Africa

Abdirahman Omar Osman, Mogadishu mayor, dies after suicide bombing

Mogadishu Mayor Abdirahman Omar Osman Image copyright Getty Images
Image caption Mayor of Mogadishu Abdirahman Omar Osman died from his injuries in Doha

The mayor of Somalia's capital Mogadishu has died a week after being wounded in a suicide attack that killed at least six other people.

The female bomber blew herself up inside the office of Mayor Abdirahman Omar Osman during a security meeting.

Mr Osman, who fled to the UK during the civil war in the 1990s, became a councillor in London before returning in 2008 to help rebuild Somalia.

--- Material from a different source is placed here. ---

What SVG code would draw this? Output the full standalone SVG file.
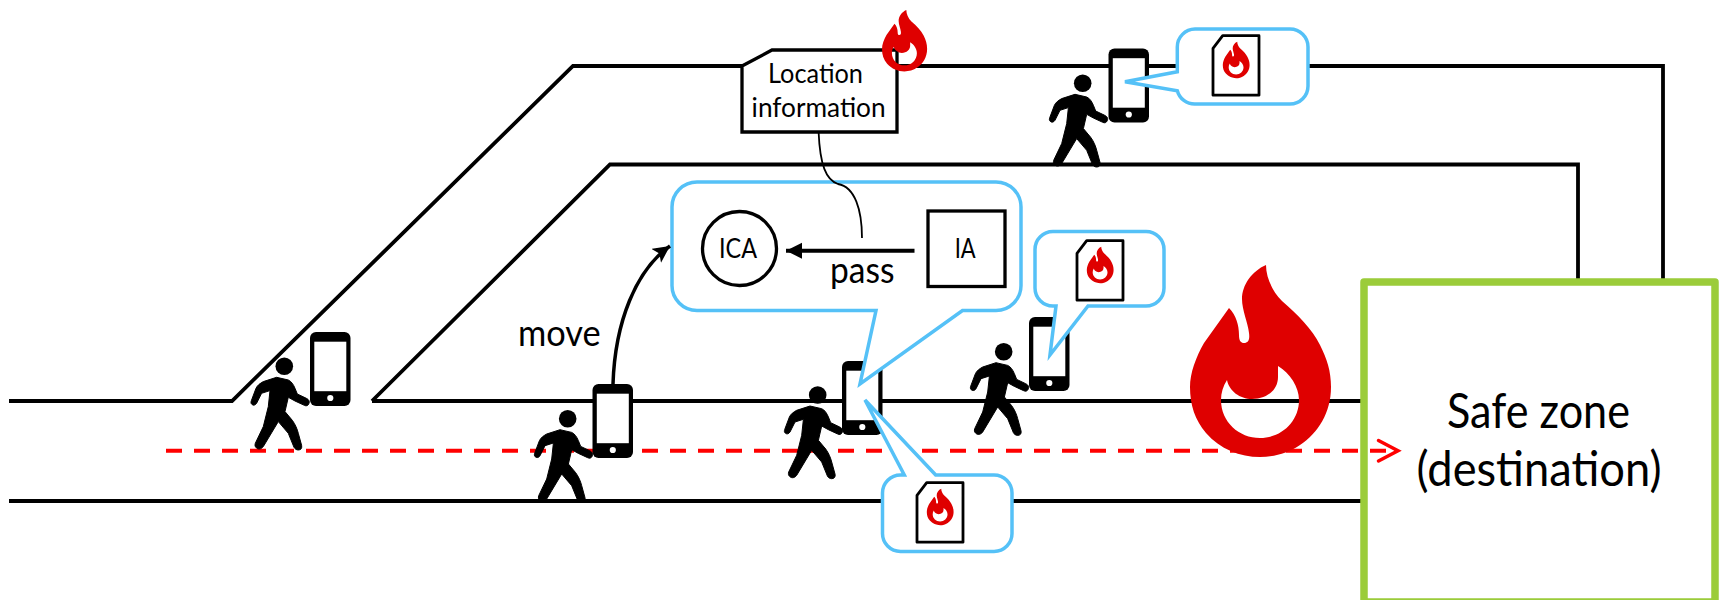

Militant Islamist group al-Shabab said it carried out the attack.

The mayor died in Doha, Qatar, where he was receiving treatment.

Al-Shabab's apparent target was the new UN special envoy to Somalia, James Swan, a US citizen. He had already left the building after meeting the mayor on 24 July.

It is unclear how the bomber managed to enter the heavily guarded offices.

Other victims included high-ranking local officials.

Who was the mayor?

Mr Osman fled Somalia in the early 1990s as a refugee, before achieving a postgraduate degree and UK citizenship. He also worked as a housing manager in the London borough of Ealing.

He returned to Somalia in 2008, where he served as information minister before becoming mayor of Mogadishu last year.

In a tweet, the US mission to Somalia called Mr Osman "an excellent partner and tireless advocate for the people of Mogadishu and all Somalis".

Al-Shabab seeks to overthrow Somalia's central government and has been carrying out regular attacks in Mogadishu, despite the heavy presence of African Union peacekeepers and US-trained Somali troops.

The group is affiliated with al-Qaeda and remains a powerful presence in rural Somalia.


Few politicians did more, risked more

Andrew Harding, BBC Africa correspondent

In a dangerous city of bitter factions, he always stood out, a gentle, decent man - focused on the business of getting things done.

His nickname was Engineer Yarisow - the small engineer - a reference to his height, his qualifications, and his practical nature.

Like many Somalis, he'd fled abroad during the civil war and spent decades in London. Engineer Yarisow became a British citizen, a Labour councillor and a pillar of the community.

But he left it all behind to return to Mogadishu a decade ago. It was a brave move and, as he knew, a risky one.

Since then, thousands of members of the diaspora have gone back to Somalia to help rebuild it, in defiance of the Islamist militants of al-Shabab.

I met Engineer Yarisow many times in Mogadishu - where he was first a cabinet minister, then a spokesman, and until his death, the city's mayor.

Somalia's journey back to stability has been long, and remains unfinished.

But it is, I think, fair to argue that few people - few politicians - did more, risked more, gave more than Engineer Yarisow.